Thanks, Tyll for pointing me toward these headphones!

filter's picture

I just bought me a pair of Beyerdynamic DT-1350 for $200. I find them to fit well, fairly comfortable, well isolated. However, to describe the sound quality, rather, words as "disappointing" and "borderline terrible" comes to mind. I've been testing them for 5 hours on both an iPhone (no eq), an iMac (no eq) and my stereo (Peachtree nova se + Genelec G5s and no eq), streaming flac 1411 quality tracks of all genres. I find these headphones to be struggling dynamically, "canny"-sounding mids when playing full sounded acoustic recordings, hard on the ears in the treble area. The overall sound is bleak, lacking true definition b/c of lacking dynamics. In my opinion, a more fair and fitting description of the DT-1350s would be a mid-range, slightly overpriced, way overhyped headphone.

787cape's picture

I agree. I just bought a pair of DT-1350s and they have to be the worst cans I've ever owned. Bloated bass, missing midrange and honking treble. These are going back!!

stalepie's picture

"One thing missing for me in these cans is 'coherence,' which is essentially the time or phase alignment of the various frequencies."

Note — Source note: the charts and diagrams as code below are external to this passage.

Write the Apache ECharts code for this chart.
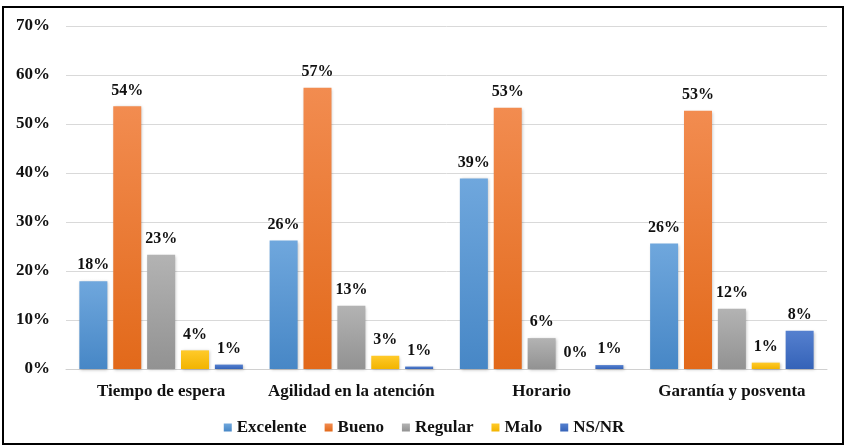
<!DOCTYPE html>
<html>
<head>
<meta charset="utf-8">
<script src="https://cdn.jsdelivr.net/npm/echarts@6/dist/echarts.min.js"></script>
<style>
  html, body { margin: 0; padding: 0; background: #fff; }
  #chart { width: 848px; height: 448px; }
</style>
</head>
<body>
<div id="chart"></div>
<script>
var categories = ["Tiempo de espera", "Agilidad en la atención", "Horario", "Garantía y posventa"];
var seriesNames = ["Excelente", "Bueno", "Regular", "Malo", "NS/NR"];
var excelente = [17.9, 26.2, 38.9, 25.6];
var bueno = [53.6, 57.4, 53.3, 52.7];
var regular = [23.3, 12.9, 6.3, 12.3];
var malo = [3.8, 2.7, 0, 1.3];
var nsnr = [0.9, 0.5, 0.8, 7.8];
var yTicks = [0, 10, 20, 30, 40, 50, 60, 70];

var font = "Liberation Serif";
var legendText = {
  fontFamily: font, fontWeight: "bold", fontSize: 17, color: "#111",
  rich: { t: { fontFamily: font, fontWeight: "bold", fontSize: 17, color: "#111" } }
};

function grad(top, bottom) {
  return new echarts.graphic.LinearGradient(0, 0, 0, 1, [
    { offset: 0, color: top },
    { offset: 1, color: bottom }
  ]);
}

function makeSeries(name, data, top, bottom) {
  return {
    name: name,
    type: "bar",
    data: data,
    barWidth: 28,
    barGap: "21%",
    itemStyle: {
      color: grad(top, bottom),
      shadowColor: "rgba(0,0,0,0.25)",
      shadowBlur: 3,
      shadowOffsetX: 1,
      shadowOffsetY: 1
    },
    label: {
      show: true,
      position: "top",
      distance: 8,
      fontFamily: font,
      fontWeight: "bold",
      fontSize: 16,
      color: "#111",
      formatter: function (p) { return Math.round(p.value) + "%"; }
    }
  };
}

var chart = echarts.init(document.getElementById("chart"));
chart.setOption({
  animation: false,
  backgroundColor: "#fff",
  textStyle: { fontFamily: font },
  color: ["#5B9BD5", "#ED7D31", "#A5A5A5", "#FFC000", "#4472C4"],
  graphic: [{
    type: "rect",
    shape: { x: 3, y: 7, width: 840, height: 437 },
    style: { fill: "none", stroke: "#000", lineWidth: 2 }
  }],
  grid: { left: 66, right: 21, top: 26, bottom: 79 },
  legend: {
    top: 414,
    left: "center",
    itemWidth: 8,
    itemHeight: 8,
    itemGap: 18,
    icon: "rect",
    formatter: "{t|{name}}",
    textStyle: legendText,
    data: seriesNames
  },
  xAxis: {
    type: "category",
    data: categories,
    axisLine: { lineStyle: { color: "#d0d0d0" } },
    axisTick: { show: false },
    axisLabel: { interval: 0, fontFamily: font, fontWeight: "bold", fontSize: 17, color: "#111", margin: 14 }
  },
  yAxis: {
    type: "value",
    min: yTicks[0],
    max: yTicks[yTicks.length - 1],
    interval: 10,
    axisLine: { show: false },
    axisTick: { show: false },
    splitLine: { lineStyle: { color: "#d9d9d9" } },
    axisLabel: {
      fontFamily: font, fontWeight: "bold", fontSize: 17, color: "#111", margin: 16,
      formatter: "{value}%"
    }
  },
  series: [
    makeSeries(seriesNames[0], excelente, "#6fa7dd", "#4787c6"),
    makeSeries(seriesNames[1], bueno, "#f28c50", "#e2691a"),
    makeSeries(seriesNames[2], regular, "#b3b3b3", "#929292"),
    makeSeries(seriesNames[3], malo, "#ffca2a", "#f2b400"),
    makeSeries(seriesNames[4], nsnr, "#5580cf", "#3563b8")
  ]
});
</script>
</body>
</html>
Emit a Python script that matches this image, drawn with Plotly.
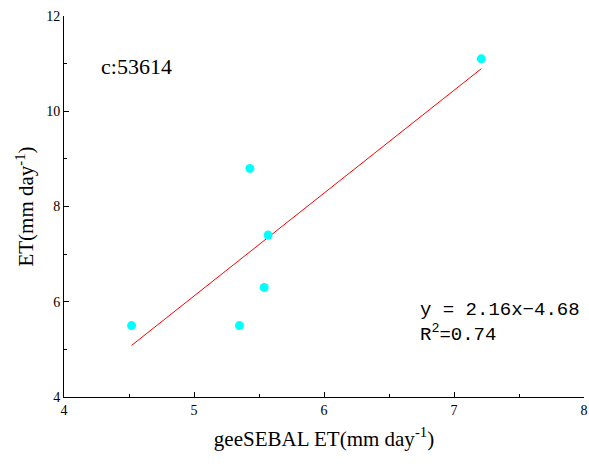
import plotly.graph_objects as go

gee_et = [4.52, 5.35, 5.43, 5.54, 5.57, 7.21]
obs_et = [5.5, 5.5, 8.8, 6.3, 7.4, 11.1]
slope = 2.16
intercept = -4.68
r2 = 0.74
station = "c:53614"

x_fit = [min(gee_et), max(gee_et)]
y_fit = [slope * v + intercept for v in x_fit]

fig = go.Figure()
fig.add_trace(go.Scatter(x=x_fit, y=y_fit, mode="lines",
                         line=dict(color="red", width=1), showlegend=False))
fig.add_trace(go.Scatter(x=gee_et, y=obs_et, mode="markers",
                         marker=dict(color="#00FFFF", size=9), showlegend=False))

font = "Liberation Serif, Times New Roman, serif"
fig.update_layout(
    width=589, height=468,
    margin=dict(l=64, r=5, t=16, b=71),
    paper_bgcolor="white", plot_bgcolor="white",
    font=dict(family=font, color="black"),
    xaxis=dict(range=[4, 8], dtick=1, tick0=4, showgrid=False, zeroline=False,
               showline=True, linecolor="black", linewidth=1, automargin=False,
               ticks="inside", ticklen=5, tickcolor="black",
               minor=dict(ticks="inside", dtick=0.5, ticklen=3, tickcolor="black"),
               tickfont=dict(size=14),
               title=dict(text="geeSEBAL ET(mm day<sup>-1</sup>)", font=dict(size=21), standoff=14)),
    yaxis=dict(range=[4, 12], dtick=2, tick0=4, showgrid=False, zeroline=False,
               showline=True, linecolor="black", linewidth=1, automargin=False,
               ticks="inside", ticklen=5, tickcolor="black",
               minor=dict(ticks="inside", dtick=1, ticklen=3, tickcolor="black"),
               tickfont=dict(size=14),
               title=dict(text="ET(mm day<sup>-1</sup>)", font=dict(size=21), standoff=6)),
)
fig.add_annotation(x=0.068, y=0.868, xref="paper", yref="paper", text=station,
                   showarrow=False, xanchor="left", yanchor="middle",
                   font=dict(size=22, family=font))
fig.add_annotation(x=0.68, y=0.195, xref="paper", yref="paper",
                   text=f"y = {slope:.2f}x\u2212{abs(intercept):.2f}<br>R<sup>2</sup>={r2:.2f}",
                   showarrow=False, xanchor="left", yanchor="middle", align="left",
                   font=dict(size=19, family="Liberation Mono, Courier New, monospace"))
fig.write_html("out.html")
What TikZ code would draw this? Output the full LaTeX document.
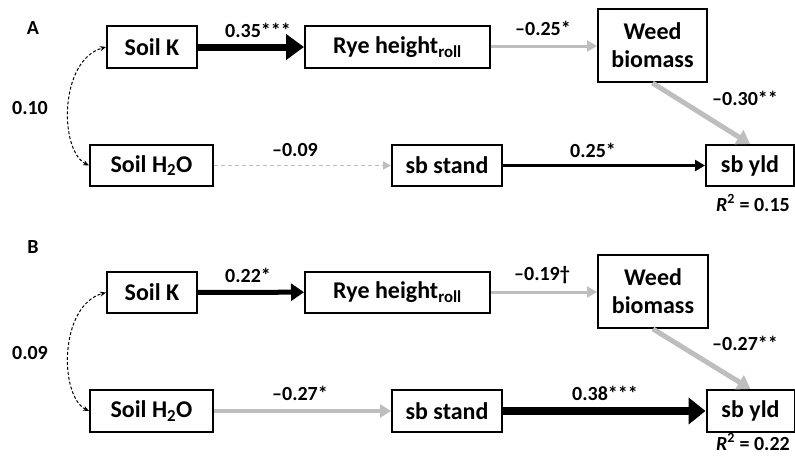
\documentclass[tikz,border=0pt]{standalone}
\usepackage{fontspec}
\setmainfont{Carlito}
\usetikzlibrary{arrows.meta}
\definecolor{lgray}{RGB}{190,190,190}
\begin{document}
\begin{tikzpicture}[x=1pt,y=-1pt,
  box/.style={draw, line width=2pt, inner sep=0pt, align=center,
    font=\fontsize{24}{28}\selectfont\bfseries},
  lab/.style={font=\fontsize{20}{24}\selectfont\bfseries, inner sep=0pt},
  corr/.style={line width=1pt, dash pattern=on 3pt off 2pt,
    {Stealth[length=6pt,width=5pt]}-{Stealth[length=6pt,width=5pt]}},
  blk/.style={draw=black, line width=#1},
  gry/.style={draw=lgray, line width=#1},
]
\useasboundingbox (0,0) rectangle (795,456);

% ---------------- Panel A ----------------
\node[lab] (pA) at (33,28) {A};
\node[box, minimum width=90pt, minimum height=42pt] (skA) at (152,47) {Soil K};
\node[box, minimum width=185pt, minimum height=42pt] (ryeA) at (397.5,47) {Rye height\textsubscript{roll}};
\node[box, minimum width=109pt, minimum height=73pt] (weedA) at (652.5,45.5) {Weed\\biomass};
\node[box, minimum width=123pt, minimum height=41pt] (h2oA) at (151.5,165.5) {Soil H\textsubscript{2}O};
\node[box, minimum width=110pt, minimum height=41pt] (standA) at (447,165.5) {sb stand};
\node[box, minimum width=88pt, minimum height=41pt] (yldA) at (750,165.5) {sb yld};

\draw[blk=7pt, -{Triangle[length=18pt,width=25pt]}] (skA) -- (ryeA);
\draw[gry=3pt, -{Triangle[length=10pt,width=11pt]}, lgray] (ryeA.east |- 0,46) -- (weedA.west |- 0,46);
\draw[gry=5pt, -{Triangle[length=13pt,width=16pt]}, lgray] (weedA.south) -- (yldA.north);
\draw[lgray, line width=1.5pt, dash pattern=on 4pt off 3pt, -{Triangle[length=8pt,width=8pt]}] (h2oA) -- (standA);
\draw[blk=3pt, -{Triangle[length=10pt,width=11pt]}] (standA) -- (yldA);
\draw[corr] (h2oA.west) .. controls +(-30,-15) and +(-47,13) .. (skA.west);

\node[lab] (lA1) at (258,30) {0.35***};
\node[lab] (lA2) at (543,28) {--0.25*};
\node[lab] (lA3) at (745,98) {--0.30**};
\node[lab] (lA4) at (295,150) {--0.09};
\node[lab] (lA5) at (593,150) {0.25*};
\node[lab] (lA6) at (30,108) {0.10};
\node[lab] (rA) at (753,203) {\textit{R}\textsuperscript{2} = 0.15};

% ---------------- Panel B ----------------
\node[lab] (pB) at (33,247) {B};
\node[box, minimum width=90pt, minimum height=41pt] (skB) at (152,292.5) {Soil K};
\node[box, minimum width=185pt, minimum height=41pt] (ryeB) at (397.5,292) {Rye height\textsubscript{roll}};
\node[box, minimum width=110pt, minimum height=73pt] (weedB) at (653,291.5) {Weed\\biomass};
\node[box, minimum width=123pt, minimum height=42pt] (h2oB) at (151.5,411) {Soil H\textsubscript{2}O};
\node[box, minimum width=110pt, minimum height=42pt] (standB) at (447,411) {sb stand};
\node[box, minimum width=88pt, minimum height=42pt] (yldB) at (750.5,411) {sb yld};

\draw[blk=5pt, -{Triangle[length=13pt,width=17pt]}] (skB) -- (ryeB);
\draw[gry=3pt, -{Triangle[length=10pt,width=11pt]}, lgray] (ryeB) -- (weedB.west |- ryeB);
\draw[gry=5pt, -{Triangle[length=13pt,width=16pt]}, lgray] (weedB.south) -- (yldB.north);
\draw[gry=4pt, -{Triangle[length=11pt,width=13pt]}, lgray] (h2oB) -- (standB);
\draw[blk=8pt, -{Triangle[length=17pt,width=26pt]}] (standB) -- (yldB);
\draw[corr] (h2oB.west) .. controls +(-30,-15) and +(-47,13) .. (skB.west);

\node[lab] (lB1) at (248,275) {0.22*};
\node[lab] (lB2) at (542,275) {--0.19†};
\node[lab] (lB3) at (745,343) {--0.27**};
\node[lab] (lB4) at (300,393) {--0.27*};
\node[lab] (lB5) at (605,393) {0.38***};
\node[lab] (lB6) at (30,353) {0.09};
\node[lab] (rB) at (753,442) {\textit{R}\textsuperscript{2} = 0.22};
\end{tikzpicture}
\end{document}
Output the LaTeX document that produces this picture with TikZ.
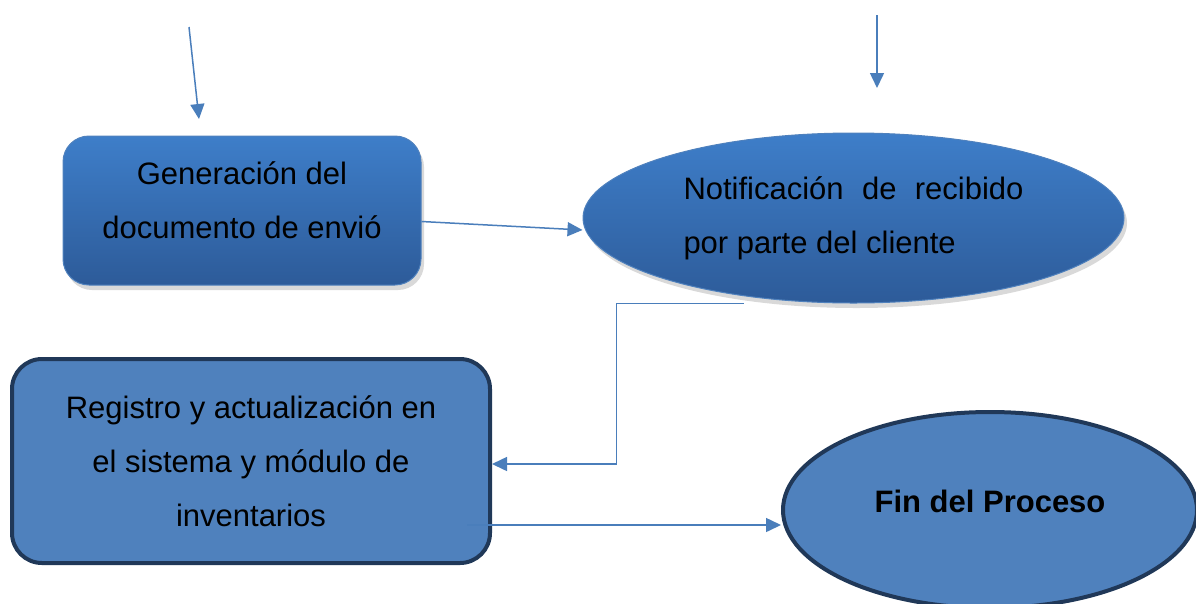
\documentclass[tikz,border=0pt]{standalone}
\usepackage{fontspec}
\setmainfont{Liberation Sans}
\usetikzlibrary{shapes.geometric,arrows.meta,shadows}

\definecolor{conector}{RGB}{74,126,187}
\definecolor{degradarriba}{RGB}{62,126,201}
\definecolor{degradabajo}{RGB}{45,91,153}
\definecolor{rellenocaja}{RGB}{79,129,189}
\definecolor{bordecaja}{RGB}{32,56,88}

\begin{document}
\begin{tikzpicture}[x=1pt,y=-1pt,
    flecha/.style={draw=conector,line width=1.5pt,-{Triangle[length=15pt,width=14pt]}},
    sombreado/.style={draw=rellenocaja,line width=1pt,top color=degradarriba,bottom color=degradabajo,
        drop shadow={opacity=0.3,shadow xshift=3pt,shadow yshift=-5pt}},
    cajaoscura/.style={draw=bordecaja,line width=4pt,fill=rellenocaja},
    texto/.style={font=\fontsize{31}{54}\selectfont,inner sep=0pt}]
            \useasboundingbox (0,0) rectangle (1196,603);

            % Pfeile von oben
            \coordinate (e0) at (189,27);
            \coordinate (e1) at (199,119);
            \coordinate (f0) at (877,15);
            \coordinate (f1) at (877,88);

            \draw[flecha] (e0) -- (e1);
            \draw[flecha] (f0) -- (f1);

            % Erste Reihe
            \node[sombreado,texto,rectangle,rounded corners=26pt,minimum width=358pt,minimum height=149pt,
                align=center,text depth=20pt] (gen) at (242,210.5)
                {Generación del\\documento de envió};
            \node[sombreado,texto,ellipse,minimum width=541pt,minimum height=170pt,align=left] (noti) at (853.5,218)
                {\makebox[340pt][s]{Notificación de recibido}\\por parte del cliente};

            % Zweite Reihe
            \node[cajaoscura,texto,rectangle,rounded corners=30pt,minimum width=478pt,minimum height=204pt,
                align=center] (reg) at (251,461)
                {Registro y actualización en\\el sistema y módulo de\\inventarios};
            \node[cajaoscura,texto,ellipse,minimum width=414pt,minimum height=196pt,text depth=18pt,
                font=\fontsize{31}{54}\selectfont\bfseries] (fin) at (990,510)
                {Fin del Proceso};

            % Verbindungen
            \draw[flecha] ([yshift=-11pt]gen.east) -- ([yshift=-12pt]noti.west);
            \draw[flecha] ([xshift=-110pt]noti.south) -- ++(-127,0) |- ([yshift=-3pt]reg.east);
            \draw[flecha] ([xshift=-25pt,yshift=-64pt]reg.east) -- ([yshift=-15pt]fin.west);
\end{tikzpicture}
\end{document}
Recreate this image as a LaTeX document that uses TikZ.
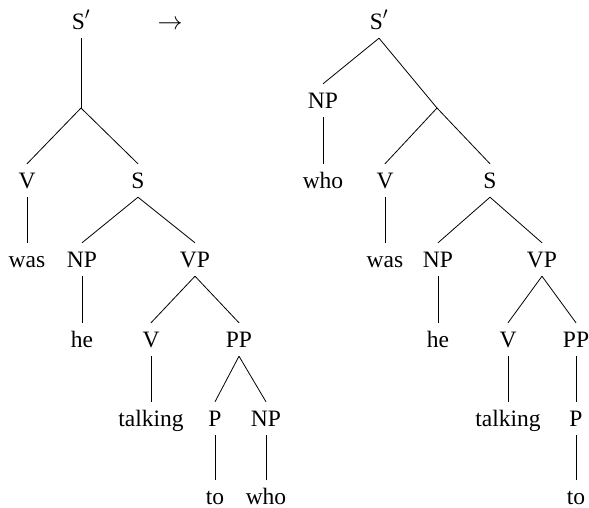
\documentclass[tikz,border=0pt]{standalone}
\usepackage{fontspec}
\setmainfont{Liberation Serif}
\begin{document}
\begin{tikzpicture}[x=1pt,y=-1pt,
  lbl/.style={anchor=base,inner xsep=0pt,inner ysep=8pt,text height=16pt,text depth=1pt,
    font=\fontsize{23.5}{28}\selectfont},
  leaf/.style={lbl,inner ysep=0pt,text height=24pt,text depth=0pt},
  edge/.style={draw=black,line width=0.8pt}]
\useasboundingbox (0,0) rectangle (589,507);

% ---- left tree: before movement ----
\node[lbl] (lS)   at (81,29)  {S$'$};
\coordinate (lB) at (81,108);
\node[lbl] (lV)   at (27,188) {V};
\node[lbl] (lSS)  at (138,188) {S};
\node[lbl] (lwas) at (27,267) {was};
\node[lbl] (lNP)  at (82,267) {NP};
\node[lbl] (lVP)  at (195,267) {VP};
\node[lbl] (lhe)  at (82,347) {he};
\node[lbl] (lV2)  at (151,347) {V};
\node[lbl] (lPP)  at (239,347) {PP};
\node[lbl] (ltalk) at (151,426) {talking};
\node[lbl] (lP)   at (215,426) {P};
\node[lbl] (lNP2) at (266,426) {NP};
\node[leaf] (lto)  at (215,504) {to};
\node[leaf] (lwho) at (266,504) {who};

\draw[edge] (lS.south) -- (lB);
\draw[edge] (lB) -- (lV.north);
\draw[edge] (lB) -- (lSS.north);
\draw[edge] (lV.south) -- (lwas.north);
\draw[edge] (lSS.south) -- (lNP.north);
\draw[edge] (lSS.south) -- (lVP.north);
\draw[edge] (lNP.south) -- (lhe.north);
\draw[edge] (lVP.south) -- (lV2.north);
\draw[edge] (lVP.south) -- (lPP.north);
\draw[edge] (lV2.south) -- (ltalk.north);
\draw[edge] (lPP.south) -- (lP.north);
\draw[edge] (lPP.south) -- (lNP2.north);
\draw[edge] (lP.south) -- (lto.north);
\draw[edge] (lNP2.south) -- (lwho.north);

% ---- arrow ----
\node[lbl] (arr) at (170,29) {$\rightarrow$};

% ---- right tree: after movement ----
\node[lbl] (rS)   at (379,29)  {S$'$};
\node[lbl] (rNP0) at (323,108) {NP};
\coordinate (rB) at (437,108);
\node[lbl] (rwho) at (323,188) {who};
\node[lbl] (rV)   at (385,188) {V};
\node[lbl] (rSS)  at (490,188) {S};
\node[lbl] (rwas) at (385,267) {was};
\node[lbl] (rNP)  at (438,267) {NP};
\node[lbl] (rVP)  at (542,267) {VP};
\node[lbl] (rhe)  at (438,347) {he};
\node[lbl] (rV2)  at (508,347) {V};
\node[lbl] (rPP)  at (576,347) {PP};
\node[lbl] (rtalk) at (508,426) {talking};
\node[lbl] (rP)   at (576,426) {P};
\node[leaf] (rto)  at (576,504) {to};

\draw[edge] (rS.south) -- (rNP0.north);
\draw[edge] (rS.south) -- (rB);
\draw[edge] (rNP0.south) -- (rwho.north);
\draw[edge] (rB) -- (rV.north);
\draw[edge] (rB) -- (rSS.north);
\draw[edge] (rV.south) -- (rwas.north);
\draw[edge] (rSS.south) -- (rNP.north);
\draw[edge] (rSS.south) -- (rVP.north);
\draw[edge] (rNP.south) -- (rhe.north);
\draw[edge] (rVP.south) -- (rV2.north);
\draw[edge] (rVP.south) -- (rPP.north);
\draw[edge] (rV2.south) -- (rtalk.north);
\draw[edge] (rPP.south) -- (rP.north);
\draw[edge] (rP.south) -- (rto.north);
\end{tikzpicture}
\end{document}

That sounds REALLY important, like make or break, like the difference between $4 freebie phones and $400 decent phones. Not sure how these can be so amazing if they're not at least coherent.

Does it really make sense to listen to monitors for music pleasure? They're meant for studio recording sessions, field work and other listening tests.

stalepie's picture

Sorry I shouldn't have left this comment. I probably don't understand what was meant at all, just tired

Ignitron's picture

I'm considering buying these cans. I've went to the shop that sells them, they didn't have 1350, but recommended me T51p instead. They told me, that this model has the same driver, but it's softer on the ears and therefore more comfortable for listening at home (1350 is intended as a DJ headhone, so it presses harder to isolate from external sounds). Is that true, or is it totally different headphone?